O primeiro exemplo do desrespeito da publicidade é o comercial do iogurte Densia, da Danone, voltado para mulheres maduras. Uma locutora anuncia ”50 Coisas para fazer depois dos 50”. E logo a primeira atitude é “Encontrar as amigas numa cidade diferente”. E qual cartão postal aparece ao fundo da imagem das amigas na praia? Pão de Açúcar, claro.

Agora eu questiono: de Capital da Colônia, depois do Império e finalmente da República por quase 200 anos, o Rio de Janeiro se transformou numa cidade diferente?
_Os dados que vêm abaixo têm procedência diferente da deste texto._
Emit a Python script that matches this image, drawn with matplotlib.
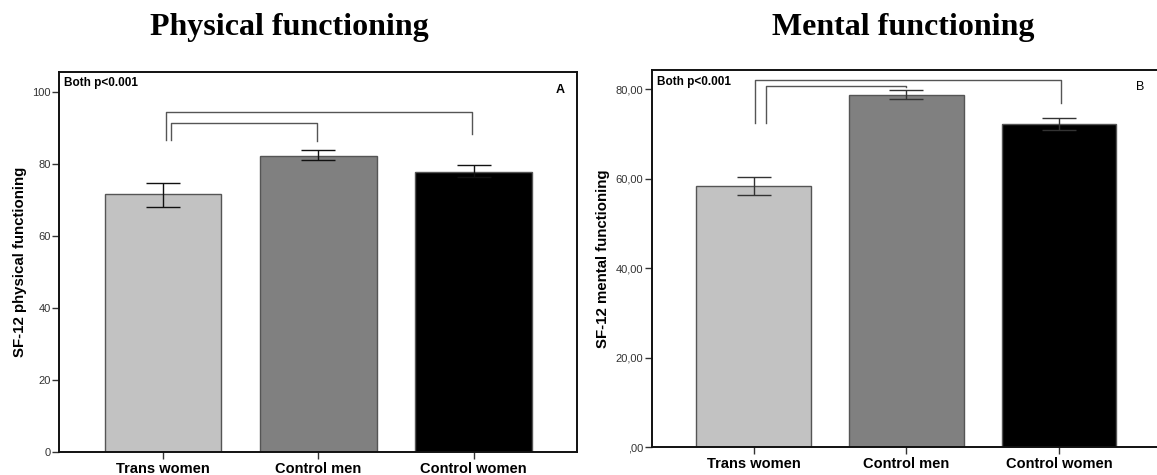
import matplotlib
matplotlib.use("Agg")
import matplotlib.pyplot as plt

categories = ["Trans women", "Control men", "Control women"]
bar_colors = ["#c2c2c2", "#808080", "#000000"]

# Panel A: physical functioning
phys_mean = [71.6, 82.2, 77.8]
phys_low = [68.1, 80.9, 76.2]
phys_high = [74.6, 83.7, 79.6]
phys_yticks = [0, 20, 40, 60, 80, 100]
phys_yticklabels = ["0", "20", "40", "60", "80", "100"]

# Panel B: mental functioning
ment_mean = [58.45, 78.8, 72.2]
ment_low = [56.4, 77.8, 70.8]
ment_high = [60.5, 79.9, 73.5]
ment_yticks = [0, 20, 40, 60, 80]
ment_yticklabels = [",00", "20,00", "40,00", "60,00", "80,00"]

# significance brackets: (x_left, x_right, y_top, y_left_end, y_right_end)
phys_brackets = [(0.017, 1.99, 94.3, 86.6, 88.3), (0.05, 0.993, 91.4, 86.6, 86.4)]
ment_brackets = [(0.01, 2.013, 82.06, 72.4, 76.85), (0.08, 1.0, 80.79, 72.4, 80.5)]

plt.rcParams["font.family"] = ["Liberation Sans", "DejaVu Sans"]

fig = plt.figure(figsize=(11.57, 4.75), dpi=100)
axA = fig.add_axes([59.3 / 1157, 1 - 452.3 / 475, 518 / 1157, (452.3 - 71.7) / 475])
axB = fig.add_axes([651.7 / 1157, 1 - 447.3 / 475, (1161 - 651.7) / 1157, (447.3 - 70) / 475])


def draw(ax, mean, low, high, yticks, yticklabels, ylim, ylabel, brackets, letter,
         letter_bold, letter_pos, ecolor):
    x = list(range(len(categories)))
    yerr = [[m - l for m, l in zip(mean, low)], [h - m for m, h in zip(mean, high)]]
    ax.bar(x, mean, width=0.75, color=bar_colors, edgecolor="#555555", linewidth=1.0, zorder=2)
    ax.errorbar(x, mean, yerr=yerr, fmt="none", ecolor=ecolor, elinewidth=1.0,
                capsize=12, capthick=1.0, zorder=3)
    for (xl, xr, yt, yle, yre) in brackets:
        ax.plot([xl, xl, xr, xr], [yle, yt, yt, yre], color="#555555", lw=1.0, zorder=1)
    ax.set_xlim(-0.667, 2.667)
    ax.set_ylim(*ylim)
    ax.set_xticks(x)
    ax.set_xticklabels(categories, fontsize=10.5, fontweight="bold")
    ax.set_yticks(yticks)
    ax.set_yticklabels(yticklabels, fontsize=8, color="#333333")
    ax.tick_params(axis="y", length=5, width=1, color="#333333", pad=1)
    ax.tick_params(axis="x", length=5, width=1, color="#333333", pad=2)
    for s in ax.spines.values():
        s.set_linewidth(1.4)
        s.set_color("#111111")
    ax.set_ylabel(ylabel, fontsize=10.8, fontweight="bold", labelpad=4)
    ax.text(0.01, 0.985, "Both p<0.001", transform=ax.transAxes, fontsize=8.5,
            fontweight="bold", va="top", ha="left")
    ax.text(letter_pos[0], letter_pos[1], letter, transform=ax.transAxes, fontsize=9,
            fontweight="bold" if letter_bold else "normal", va="top", ha="right")


draw(axA, phys_mean, phys_low, phys_high, phys_yticks, phys_yticklabels, (0, 105.5),
     "SF-12 physical functioning", phys_brackets, "A", True, (0.975, 0.967), "#111111")
draw(axB, ment_mean, ment_low, ment_high, ment_yticks, ment_yticklabels, (0, 84.3),
     "SF-12 mental functioning", ment_brackets, "B", False, (0.967, 0.970), "#333333")

fig.text(289 / 1157, 1 - 28 / 475, "Physical functioning", fontsize=23, fontweight="bold",
         family=["Liberation Serif", "DejaVu Serif"], ha="center", va="center")
fig.text(903 / 1157, 1 - 28 / 475, "Mental functioning", fontsize=23, fontweight="bold",
         family=["Liberation Serif", "DejaVu Serif"], ha="center", va="center")

fig.savefig("out.png", dpi=100)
Ora, tá na cara que o comercial foi produzido por publicitários paulistas para mulheres de 50 de todo o país, menos do Rio de Janeiro, mais conhecido no mundo do que São Paulo. Por que as amigas não se encontraram na Tailândia? Agradaria ao país inteiro.
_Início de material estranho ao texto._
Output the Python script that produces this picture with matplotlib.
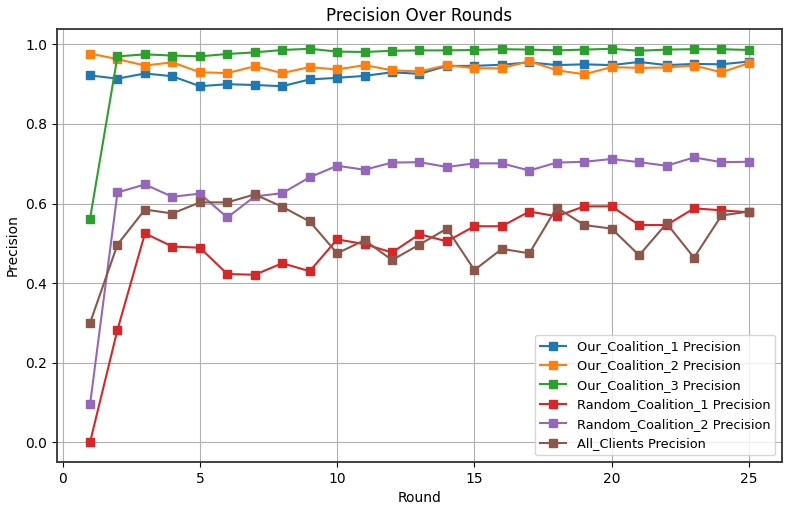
import matplotlib
matplotlib.use("Agg")
import matplotlib.pyplot as plt

rounds = list(range(1, 26))

our_coalition_1 = [0.922, 0.914, 0.927, 0.920, 0.895, 0.900, 0.898, 0.895, 0.912, 0.916,
                   0.921, 0.930, 0.926, 0.946, 0.946, 0.949, 0.955, 0.948, 0.950, 0.948,
                   0.956, 0.948, 0.951, 0.950, 0.957]
our_coalition_2 = [0.977, 0.963, 0.947, 0.955, 0.930, 0.928, 0.945, 0.928, 0.943, 0.937,
                   0.948, 0.935, 0.932, 0.948, 0.940, 0.940, 0.958, 0.935, 0.925, 0.943,
                   0.941, 0.942, 0.947, 0.930, 0.953]
our_coalition_3 = [0.562, 0.970, 0.975, 0.972, 0.970, 0.976, 0.980, 0.986, 0.989, 0.982,
                   0.981, 0.984, 0.985, 0.985, 0.986, 0.988, 0.987, 0.985, 0.987, 0.989,
                   0.984, 0.987, 0.988, 0.988, 0.986]
random_coalition_1 = [0.000, 0.283, 0.525, 0.492, 0.489, 0.423, 0.421, 0.450, 0.430, 0.510,
                      0.498, 0.477, 0.523, 0.505, 0.543, 0.543, 0.580, 0.568, 0.593, 0.593,
                      0.546, 0.546, 0.588, 0.583, 0.578]
random_coalition_2 = [0.095, 0.628, 0.648, 0.617, 0.625, 0.565, 0.618, 0.626, 0.666, 0.695,
                      0.685, 0.703, 0.704, 0.692, 0.701, 0.701, 0.683, 0.703, 0.705, 0.712,
                      0.704, 0.695, 0.716, 0.704, 0.705]
all_clients = [0.300, 0.497, 0.585, 0.575, 0.603, 0.603, 0.623, 0.592, 0.555, 0.475,
               0.508, 0.458, 0.497, 0.537, 0.433, 0.486, 0.475, 0.590, 0.546, 0.537,
               0.470, 0.550, 0.464, 0.570, 0.580]

series = [
    ("Our_Coalition_1 Precision", our_coalition_1),
    ("Our_Coalition_2 Precision", our_coalition_2),
    ("Our_Coalition_3 Precision", our_coalition_3),
    ("Random_Coalition_1 Precision", random_coalition_1),
    ("Random_Coalition_2 Precision", random_coalition_2),
    ("All_Clients Precision", all_clients),
]

fig, ax = plt.subplots(figsize=(7.93, 5.11), dpi=100)
for name, vals in series:
    ax.plot(rounds, vals, marker="s", markersize=6, label=name)

ax.set_title("Precision Over Rounds")
ax.set_xlabel("Round")
ax.set_ylabel("Precision")
ax.grid(True)
for sp in ax.spines.values():
    sp.set_linewidth(1.3)
    sp.set_color("#333333")
ax.legend(loc="lower right", fontsize=9.3)
fig.subplots_adjust(left=0.072, right=0.986, top=0.943, bottom=0.096)
fig.savefig("out.png", dpi=100)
Um segundo exemplo é o anúncio do programa de milhagens Smiles, uma série com três filmes. Em um deles, executivos em reunião de trabalho contam como usaram suas milhagens se transformando em personagens e aventuras (no caso da moça que foi ao Jalapão). No fim, o patrão confessa que "foi" ao Rio de Janeiro enquanto aparecia com fantasia de destaque de carnaval e recebendo uma chuva de confetes. O slogan: "Quem vai com Smiles, volta sorrindo". Sorrindo da cara dos amazonenses, baianos e cariocas, né? Além de esfregar na cara que o comercial foi produzido em São Paulo e para paulistas, debocha do Rio como uma cidade exótica e carnavalesca. Deveria cortar esse comercial para cá ou apresentar outra versão.
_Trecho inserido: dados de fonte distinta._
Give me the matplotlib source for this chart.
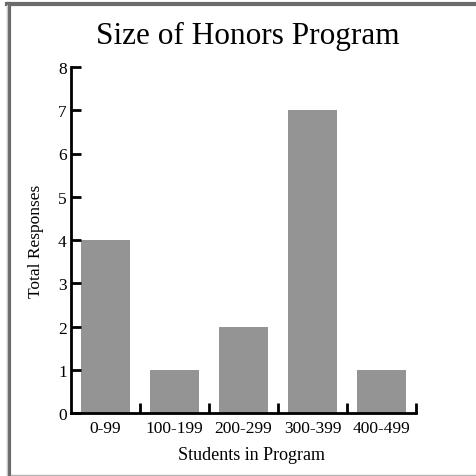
import matplotlib.pyplot as plt
from matplotlib.lines import Line2D
import numpy as np

plt.rcParams['font.family'] = ['Liberation Serif', 'DejaVu Serif']

# datos
categorias = ['0-99', '100-199', '200-299', '300-399', '400-499']
respuestas = [4, 1, 2, 7, 1]
yticks = [0, 1, 2, 3, 4, 5, 6, 7, 8]

W, H = 476, 477
fig = plt.figure(figsize=(W/100, H/100), dpi=100)
ax = fig.add_axes([71/W, 1-414/H, (416-71)/W, (414-68)/H])

x = np.arange(len(categorias))
ax.bar(x, respuestas, width=0.72, color='#949494')

ax.set_xlim(-0.5, len(categorias)-0.5)
ax.set_ylim(0, 8)
ax.set_yticks(yticks)
ax.set_xticks(x)
ax.set_xticklabels(categorias, fontsize=12.5)
ax.set_xticks(np.arange(len(categorias)) + 0.5, minor=True)
ax.tick_params(axis='x', which='major', length=0, pad=5)
ax.tick_params(axis='x', which='minor', direction='in', length=7, width=2)
ax.tick_params(axis='y', direction='in', length=7, width=2, labelsize=12.5, pad=3)

for s in ['top', 'right']:
    ax.spines[s].set_visible(False)
for s in ['left', 'bottom']:
    ax.spines[s].set_linewidth(2)

ax.set_xlabel('Students in Program', fontsize=13)
ax.xaxis.set_label_coords((251-71)/(416-71), -(456-414)/(414-68))
ax.xaxis.label.set_va('center')
ax.set_ylabel('Total Responses', fontsize=12.5, labelpad=10)
fig.text(248/W, 1-36/H, 'Size of Honors Program', ha='center', va='center', fontsize=22.5)

# marco gris (solo arriba e izquierda, linea clara abajo)
fig.add_artist(Line2D([9/W, 9/W], [0, 1-5/H], transform=fig.transFigure, color='#6b6b6b', linewidth=3))
fig.add_artist(Line2D([7/W, 1], [1-5/H, 1-5/H], transform=fig.transFigure, color='#6b6b6b', linewidth=3))
fig.add_artist(Line2D([11/W, 1], [0.6/H, 0.6/H], transform=fig.transFigure, color='#b4b4b4', linewidth=1))
fig.add_artist(Line2D([6.5/W, 6.5/W], [0, 1-6/H], transform=fig.transFigure, color='#c8c8c8', linewidth=0.8))

fig.savefig('out.png', dpi=100)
O terceiro exemplo é o comercial da cerveja Brahma, marca da Ambev. Depois de toda uma prosa poética sobre o torcedor de futebol, um jovem louro pega uma lata da Brahma, que se transforma nas cores de vários clubes dos principais brasileiros patrocinados pela marca. Os quatro clubes paulistas, claro, aparecem primeiro. Depois os mineiros, baianos, pernambucanos, gaúchos e, por último, os cariocas. Eu entendo que a situação do futebol carioca não está boa, mas não precisa uma marca de cerveja nascida no Rio de Janeiro nos tripudiar, né?


Eu ia dar um quarto exemplo: o comercial da Friboi, que mostra para o Tony Ramos que o Brasil inteiro exige carne de qualidade. São Paulo, Belo Horizonte, Porto Alegre... mas o Rio não aparecia de jeito nenhum. Cheguei a pensar que o carioca não gosta do frigorífico JBS ou que esqueceram da gente, mas enfim apareceu o Rio. Estão perdoados.


Além da publicidade, já vimos a marginalização do Rio de Janeiro também em novelas e seriados da Rede Globo que são ambientados em São Paulo. Guerra dos Sexos, de Silvio de Abreu, e o seriado Aline, ambos já encerrados faz tempo, mostraram alguns personagens sendo assaltados e trapaceados quando vieram para cá. E na recém-terminada Sangue Bom, a personagem Renata (Regiane Alves) foi transferida para o Rio como se, novamente, fosse uma cidade diferente onde pudesse recomeçar a sua vida. Mas aí já é outra história.

Com todo o respeito, já não basta São Paulo guiar a política, economia, futebol e cultura do país, nos impondo seus amigos secretos, suas gírias locais, suas bolachas recheadas (que aqui chamamos de biscoito), seus rachas ilegais, falar extra com é agudo e a letra é com som fechado. Agora tem que virar nossa moral de ponta cabeça, nos tratando, em seus reclames, como uma cidade diferente, exótica?